Now seems like the perfect time to talk about him, as, through his writing, he is very much alive.

So I suppose this is not really a eulogy or an obituary. It is an article of appreciation, and since Salinger was such an intensely personal writer, I feel I am better qualified to assess the effect he has had on my life than to try to gauge his cultural influence or anything like that, and it is in that vein I will continue.

I learned from Salinger more than I ever learned in school, or from my friends, or really from anyone.

In school, I learned to act smart so teachers would praise me.
With friends, I learned to act funny so people would like me.
From Salinger, I learned not to act.

The heroes of Salinger’s work are generally heroes by virtue of their honesty and love of honesty. They seek authenticity in a world populated by, as the main character of “The Catcher in the Rye,” Holden Caulfield, might say, “phonies”. The truth they seek, and the sensitivity with which they seek it, is inspiring.

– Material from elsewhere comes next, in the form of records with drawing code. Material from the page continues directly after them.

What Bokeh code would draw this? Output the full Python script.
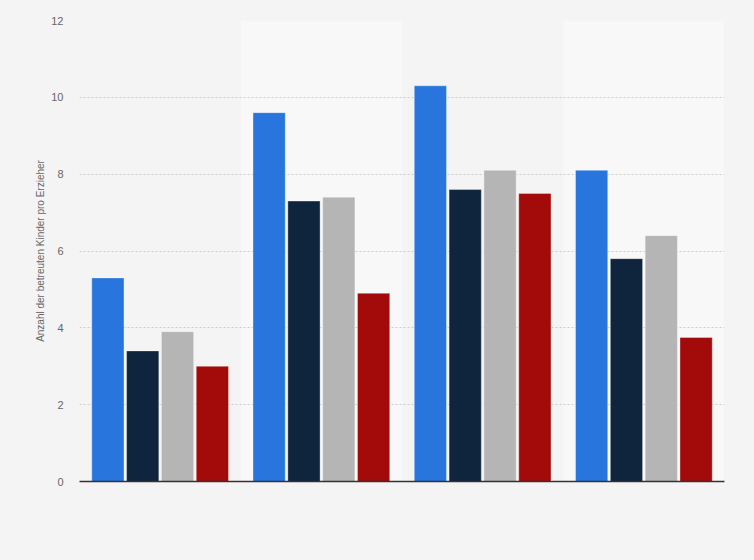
from bokeh.plotting import figure
from bokeh.models import ColumnDataSource, BoxAnnotation, FixedTicker, Range1d
from bokeh.transform import dodge
from bokeh.embed import file_html
from bokeh.resources import INLINE

# Data
groups = ["Gruppe 1", "Gruppe 2", "Gruppe 3", "Gruppe 4"]
serie1 = [5.3, 9.6, 10.3, 8.1]
serie2 = [3.4, 7.3, 7.6, 5.8]
serie3 = [3.9, 7.4, 8.1, 6.4]
serie4 = [3.0, 4.9, 7.5, 3.75]
colors = ["#2876dd", "#0f253d", "#b5b5b5", "#a30a0a"]
y_ticks = [0, 2, 4, 6, 8, 10, 12]
y_title = "Anzahl der betreuten Kinder pro Erzieher"

xpos = [i + 0.5 for i in range(len(groups))]
src = ColumnDataSource(dict(x=xpos, s1=serie1, s2=serie2, s3=serie3, s4=serie4))

p = figure(width=754, height=560, output_backend="svg", toolbar_location=None,
           x_range=Range1d(0, len(groups)), y_range=Range1d(0, 12),
           min_border_left=79, min_border_right=30, min_border_top=20, min_border_bottom=79)
p.background_fill_color = "#f4f4f4"
p.border_fill_color = "#f4f4f4"
p.outline_line_color = None

for i in range(len(groups)):
    if i % 2 == 1:
        p.add_layout(BoxAnnotation(left=i, right=i + 1, fill_color="#f8f8f8",
                                   fill_alpha=1, line_color=None, level="image"))

offsets = [-0.324, -0.108, 0.108, 0.324]
for k, col in enumerate(["s1", "s2", "s3", "s4"]):
    p.vbar(x=dodge("x", offsets[k], range=p.x_range), top=col, bottom=0, width=0.2,
           source=src, fill_color=colors[k], line_color="white", line_alpha=0.35,
           line_width=1)

p.yaxis.ticker = FixedTicker(ticks=y_ticks)
p.yaxis.axis_line_color = None
p.yaxis.major_tick_line_color = None
p.yaxis.minor_tick_line_color = None
p.yaxis.major_label_text_color = "#666666"
p.yaxis.major_label_text_font = "Arial"
p.yaxis.major_label_text_font_size = "11px"
p.yaxis.major_label_standoff = 10
p.yaxis.axis_label = y_title
p.yaxis.axis_label_text_font = "Arial"
p.yaxis.axis_label_text_font_size = "10px"
p.yaxis.axis_label_text_font_style = "normal"
p.yaxis.axis_label_text_color = "#666666"
p.yaxis.axis_label_standoff = 2

p.xaxis.major_label_text_font_size = "0px"
p.xaxis.major_tick_line_color = None
p.xaxis.minor_tick_line_color = None
p.xaxis.axis_line_color = "#333333"
p.xaxis.axis_line_width = 1.5
p.xaxis.ticker = FixedTicker(ticks=[])

p.xgrid.grid_line_color = None
p.ygrid.grid_line_color = "#cccccc"
p.ygrid.grid_line_dash = "2 2"
p.ygrid.grid_line_width = 1
p.ygrid.level = "underlay"

html = file_html(p, INLINE)
html = html.replace("<head>", "<head><style>html,body{background:#f4f4f4;margin:0;padding:0;}</style>", 1)
open("out.html", "w").write(html)
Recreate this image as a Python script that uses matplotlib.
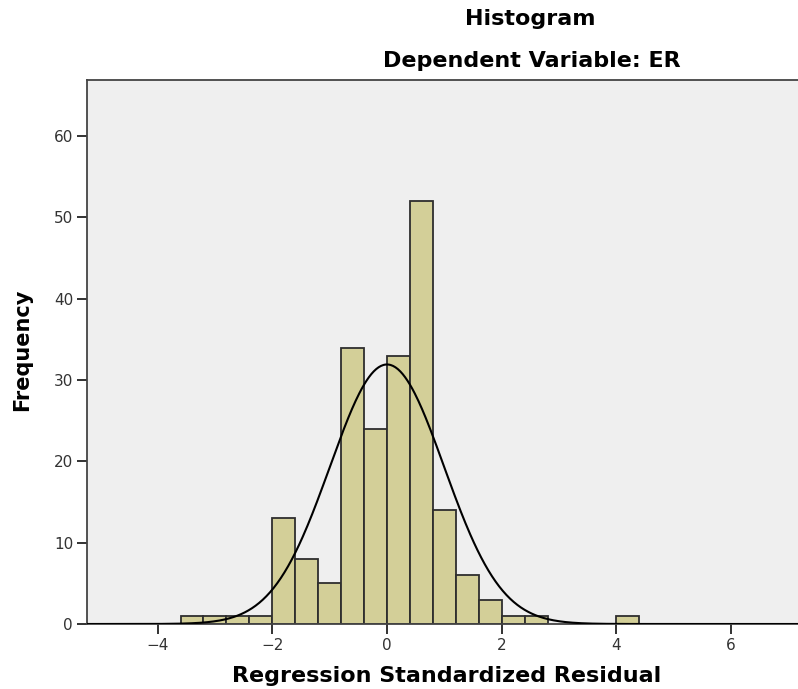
import numpy as np
import matplotlib.pyplot as plt

# bin edges (width 0.4) and counts
bin_left = [-3.6, -3.2, -2.8, -2.4, -2.0, -1.6, -1.2, -0.8, -0.4, 0.0,
            0.4, 0.8, 1.2, 1.6, 2.0, 2.4, 4.0]
counts = [1, 1, 1, 1, 13, 8, 5, 34, 24, 33, 52, 14, 6, 3, 1, 1, 1]
bin_width = 0.4

# normal curve parameters
mean = 0.0
std_dev = 0.995
n_obs = 199

xticks = [-4, -2, 0, 2, 4, 6]
yticks = [0, 10, 20, 30, 40, 50, 60]

plt.rcParams['font.family'] = ['DejaVu Sans']

fig = plt.figure(figsize=(7.98, 6.89), dpi=100)
# axes placed in pixels: left 87, right beyond the image, top 80, bottom 624
ax = fig.add_axes([87 / 798, 65 / 689, 715 / 798, 544 / 689])
ax.set_facecolor('#EFEFEF')

ax.bar(bin_left, counts, width=bin_width, align='edge',
       color='#D3CF98', edgecolor='#2E2E2E', linewidth=1.3, zorder=2)

xs = np.linspace(-5.3, 7.3, 600)
curve = n_obs * bin_width / (std_dev * np.sqrt(2 * np.pi)) * np.exp(-0.5 * ((xs - mean) / std_dev) ** 2)
ax.plot(xs, curve, color='black', linewidth=1.5, zorder=3)

ax.set_xlim(-5.231, 7.236)
ax.set_ylim(0, 66.9)
ax.set_xticks(xticks)
ax.set_xticklabels(['\u22124', '\u22122', '0', '2', '4', '6'])
ax.set_yticks(yticks)
ax.tick_params(axis='both', direction='out', length=7, width=1.3,
               color='#222222', labelcolor='#333333', labelsize=11, pad=3)

for side in ['left', 'bottom', 'top']:
    ax.spines[side].set_color('#444444')
    ax.spines[side].set_linewidth(1.3)
ax.spines['right'].set_visible(False)

# axis titles placed like the SPSS output
fig.text(447 / 798, 1 - 676 / 689, 'Regression Standardized Residual',
         ha='center', va='center', fontsize=16, fontweight='bold')
fig.text(22 / 798, 1 - 350 / 689, 'Frequency', ha='center', va='center',
         rotation=90, fontsize=15, fontweight='bold')

fig.text(530 / 798, 1 - 19 / 689, 'Histogram', ha='center', va='center',
         fontsize=16, fontweight='bold')
fig.text(532 / 798, 1 - 61 / 689, 'Dependent Variable: ER', ha='center',
         va='center', fontsize=16, fontweight='bold')

plt.savefig('out.png', dpi=100)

Despite the ease with which Salinger could separate the world into real people and phonies, however, no one is ever better than anyone. An intense love of people pervades Salinger’s work. There are no villains, only strangers. There is no judgment, only sympathy. Even though his work is thematically strong, these themes never come at the expense of the characters.

What the reader learns, they learn from people who seem as real as them, as weak and as wise as they can be. Salinger cut down the differences between people and highlights the fact that we are all basically the same, scared and curious and always searching for something to hold on to.

It is from him that I learned to strive to not be judgmental, but try to understand people. Salinger never gets preachy; his characters struggle with this as much as anyone.

“Franny and Zooey” is, at its core, the story of a young girl learning to accept the world for what it is and people for doing what they do, and her journey is familiar to just about anyone.

All in all, Salinger helped me cope with a reality that is sometimes seems painfully absurd and superficial.

On good days, I feel like I owe him my peace of mind; on bad days, I feel like I owe him my sanity.

His wisdom and humanity continue to be an inspiration for me, and for countless others who have read his work and been affected by it.

In the wake of his death, we can only look back, appreciate what he has done, and wait for someone to cash in on the film rights for “The Catcher in the Rye”.